Since I started buying cabs, it has become a small obsession. I have to introduce stone buying moratoria to pace myself. Very few things make me so childishly happy as receiving new stones in the mail.  I have written about my stone collection before (here) where I showed off a small part of my stash. This time I won't show you my entire collection either, simply because it normally looks like this:
Baggies. They contain all vital information, the kind of stone, price, seller or origin, dimensions or carat. The way I have currently divided my stones is heat resistant (can be fired in place in metal clay), faceted, small cabs and big cabs. It's no great system but it's something. I'm open to any storage tips, btw.

So here are a few highlights:
I love purple. These are a few examples of the purple stones I have.
Charoite is a special weakness of mine.


I'm prone to buying stones of similar shades. I'm very fond of blue chalcedony and agates,
gem silica,  labradorite, larimar and Anything that is green

Fossils! I love looking at these and trying to grasp what they once were and
when that was.
These two I call my demon stones:

And this is my beloved cat paw that I will never part with:

I mentioned before that I separated big and small cabs. I love small cabs. I don't know why, but they are just extremely appealing. Don't these look like candy?
I'm not the only one who wrote about my stone collection this month.

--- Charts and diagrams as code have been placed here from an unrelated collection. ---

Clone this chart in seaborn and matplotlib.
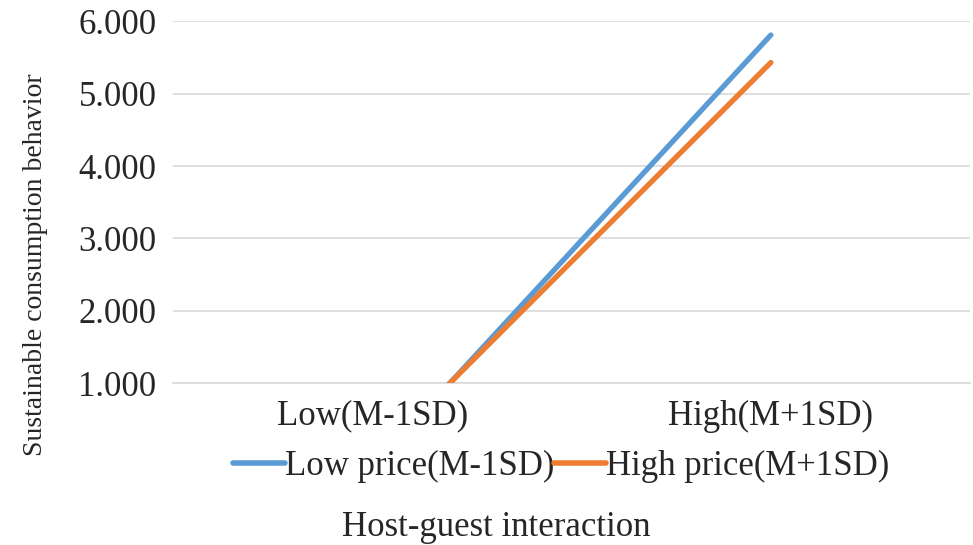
import matplotlib
matplotlib.use("Agg")
import matplotlib.pyplot as plt
import seaborn as sns
import pandas as pd

categories = ["Low(M-1SD)", "High(M+1SD)"]
series_names = ["Low price(M-1SD)", "High price(M+1SD)"]
low_price = [-0.16, 5.81]
high_price = [-0.07, 5.43]
y_ticks = [1, 2, 3, 4, 5, 6]
y_tick_labels = ["1.000", "2.000", "3.000", "4.000", "5.000", "6.000"]
colors = ["#5B9BD5", "#ED7D31"]

rows = []
for name, vals in zip(series_names, [low_price, high_price]):
    for i, v in enumerate(vals):
        rows.append({"x": i, "cat": categories[i], "value": v, "series": name})
df = pd.DataFrame(rows)

sns.set_style("white")
plt.rcParams["font.family"] = ["Liberation Serif", "DejaVu Serif"]

fig = plt.figure(figsize=(9.73, 5.45), dpi=100)
ax = fig.add_axes([0.178, 0.297, 0.819, 0.664])

sns.lineplot(data=df, x="x", y="value", hue="series", palette=colors,
             hue_order=series_names, linewidth=3.8, ax=ax,
             solid_capstyle="round", legend=True, zorder=3)

ax.set_xlim(-0.5, 1.5)
ax.set_ylim(1, 6)
ax.set_yticks(y_ticks)
ax.set_yticklabels(y_tick_labels, fontsize=25)
ax.set_xticks([0, 1])
ax.set_xticklabels(categories, fontsize=25)
ax.tick_params(axis="y", length=0, pad=12)
ax.tick_params(axis="x", direction="in", length=5, color="#D9D9D9", width=1, pad=12)
ax.yaxis.grid(True, color="#D9D9D9", linewidth=1.2)
ax.set_axisbelow(True)
for s in ["left", "right", "top"]:
    ax.spines[s].set_visible(False)
ax.spines["bottom"].set_color("#D9D9D9")
ax.spines["bottom"].set_linewidth(1.2)

ax.set_xlabel("Host-guest interaction", fontsize=25)
ax.xaxis.set_label_coords(0.406, -0.352)
ax.set_ylabel("Sustainable consumption behavior", fontsize=20)
ax.yaxis.set_label_coords(-0.157, 0.326)

leg = ax.legend(loc="upper center", bbox_to_anchor=(0.487, -0.147), ncol=2,
                frameon=False, fontsize=25, handlelength=1.5, handletextpad=0.0,
                columnspacing=0.0, borderaxespad=0)
for line in leg.get_lines():
    line.set_linewidth(4)

fig.savefig("out.png", dpi=100)
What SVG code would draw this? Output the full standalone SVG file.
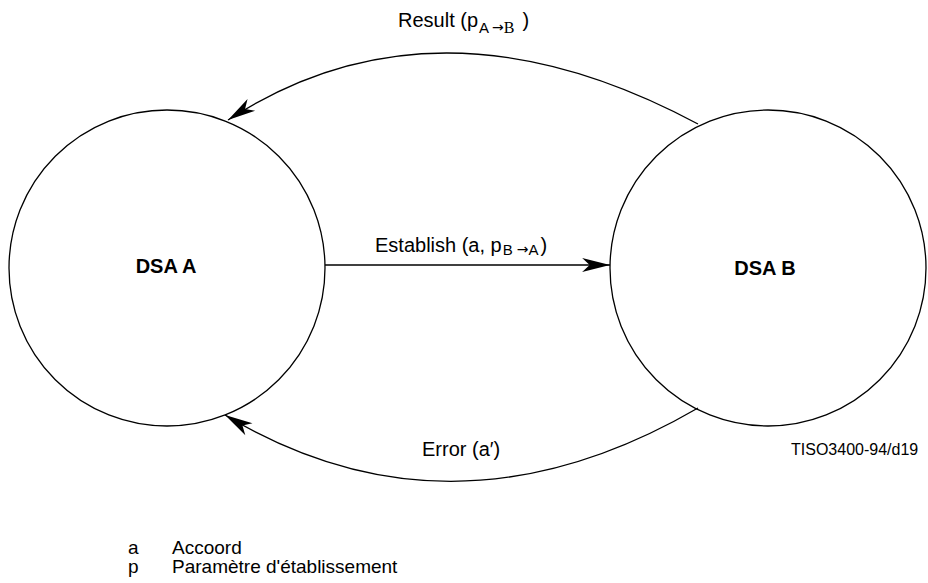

Have a look at the posts by my Aspiring Metalsmiths teamies and let them tell you about their favorites:

Autumn Bradley - http://www.autumnbradley.blogspot.com/
Clarity @ Scrollwork Designs - http://thesquarepegnation.blogspot.com/
Stacy Low - http://www.formandfunktionaccessories.blogspot.com
Chrissi Lynn Designs - http://www.chrissilynn.blogspot.com
Sylvia Anderson - http://www.sylviaanderson.blogspot.com/
Jessica @ Abella Blue - http://www.abellablue.com/blog
Contemporary Jewelry by Beatriz Fortes - http://cjbf.blogspot.com/
Esmeralda - http://jewelry-by-silverblueberry.blogspot.com/
Steph Stargell - http://www.stephstargell.com
Pennee - http://allwiredupjewelrydesigns.blogspot.com/
Silver Pearl Jewelry and Metalworks - http://silverpearlmetalworks.wordpress.com/2011/02/20/show-us-your-stones/#more-4
ArtistiKat - http://artistikat-scratchingpost.blogspot.com/
Claire - brightstar109.blogspot.com/

Sunday, February 13, 2011

Thing a Week, week 6 and 7

Thing a Week #6

Is it spring soon? I thought so last week, I even saw catkins in my garden! The rest is buried in snow but catkins! That means spring soon. I was so excited that I made this pendant using metal clay:


It's not that easy to get flower imprints to show well, since petals are so delicate, but in this case it went pretty well. I put a nice ruby cab in the center. I'm happy with how this one turned out, the flower looks real and alive. :)

Thing a Week #7

I'm continuing the red theme. I have made similar earrings like these before, when I didn't know how to pick solder. Now that I can pick solder they are still a challenge! There's a lot of soldering and to make them matched is not that easy either. I left the backs of the stone settings open so the light can come through and you can see the amazing color in the stones.